Family contact is crucial for prisoners

Sir: I welcome the Home Secretary's recent proposals for the use of " community prisons" to enable prisoners to be closer to their families. However, other factors inhibiting family contact, such as inadequate booking facilities, must also be addressed for the strategy to be effective.

Prisoners who maintain contact with their families whilst inside are up to six times less likely to reoffend, yet almost half of prisoners lose contact with their families while inside and the number of visits to prison has dropped dramatically in recent years.

Families trying to book visits find their telephone calls unanswered or lines constantly engaged and are therefore unable to visit. This problem has been repeatedly highlighted by the Chief Inspector of Prisons.

Keeping prisoners closer to home is a considerable step in the right direction but it will not work unless other obstacles to prison visiting are removed.

LUCY GAMPELL

DIRECTOR ACTION FOR PRISONERS' FAMILIES LONDON SW15

Don't bin your old documents

Sir: Stop, Elainne Pike! (Letters; "Bin those hoarded documents", 20 September). Tempting as it is to "bin" old family papers, why not, with the family of the deceased's permission of course, put what you don't need in a bin bag and ask the local museum or town/city archives to have a rummage through and extract what they want?

Social history is being discarded without regard to the interest of future generations. The same applies to ledgers, price lists and invoices of all the nation's past businesses and professions. We have passed to our excellent local museum at Radstock (south of Bath) some such documents for posterity from our former family butchers business.

What of today's records, I wonder? Perhaps our heirs will wonder how we all lived in 2005, all computers and papers having been binned or maybe recycled!

DAVID SHEARN

MIDSOMER NORTON, SOMERSET

Sir: Goodness me! Do not encourage chucking our history this way. Too many relatives consign local and sometimes nationally important documents and records to the bin, tip or bonfire.

At least ask around the Municipal Records Office, local and family history societies and see if some things are of interest.
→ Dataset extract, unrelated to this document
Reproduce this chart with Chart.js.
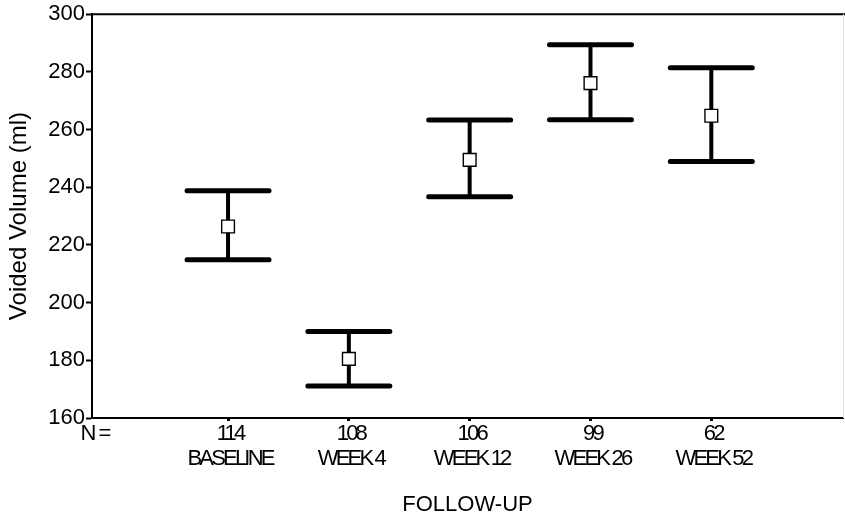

At worst take them to a car boot sale and let the people searching for items like this have a field day .

MARK HOWARD

BRISTOL

Officers' orders

Sir: "The Government recognised the value of local policing which is why ... by 2008 every citizen will have [police] officers who are dedicated to tackling crime and disorder in their areas, working with and accountable to local authorities, councillors and communities" - letter from the Home Secretary, Charles Clarke (22 September). What are they doing at the moment, then?

ALEX SWANSON

MILTON KEYNES

Crane fly antics

Sir: You rightly state that crane flies carry on flying despite losing legs and huge chunks of wing (23 September). But one of the crane fly's most striking flying features - two long thin club-shaped structures, located just behind each wing - were not mentioned. These "balancers" - which are in fact a second pair of wings - whizz around like gyroscopes and help the fly orient itself.

In the past, students derived hours of harmless fun by catching a crane fly, putting it in the fridge for a few minutes to calm it down, snipping off one of the balancers and then observing how the flies become, well, unbalanced.

DR MATTHEW COBB

FACULTY OF LIFE SCIENCES UNIVERSITY OF MANCHESTER

Belgian boys

Sir: Sacré Bleu! "Adieu la chanson Francaise"? (22 September). Surely both Jacques Brel and Johnny Hallyday are famous Belgians? Claiming them as French must mean "la chanson Francaise" is in an even more dire situation.

ALAN WILLIAMS

OTFORD, KENT

Fag breaks

Sir: Nigel Stapley (letter, 23 September) tells us that as an employee in HM Revenue & Customs he has to deduct time taken for a cigarette break from his working hours, while his colleagues do not have to do so when they break for a cup of coffee. This seems especially unfair since he is not only not being paid for his break; rather, he is actually paying his employer for it.

DAVID EASTON

SALISBURY, WILTSHIRE

Soap solution

Sir: If you are compiling a list of readers'suggestions, following the publication of your Green supplement (20 September), this is mine - so simple - use soap instead of plastic containers for handwash. I'm amazed no one thought of it.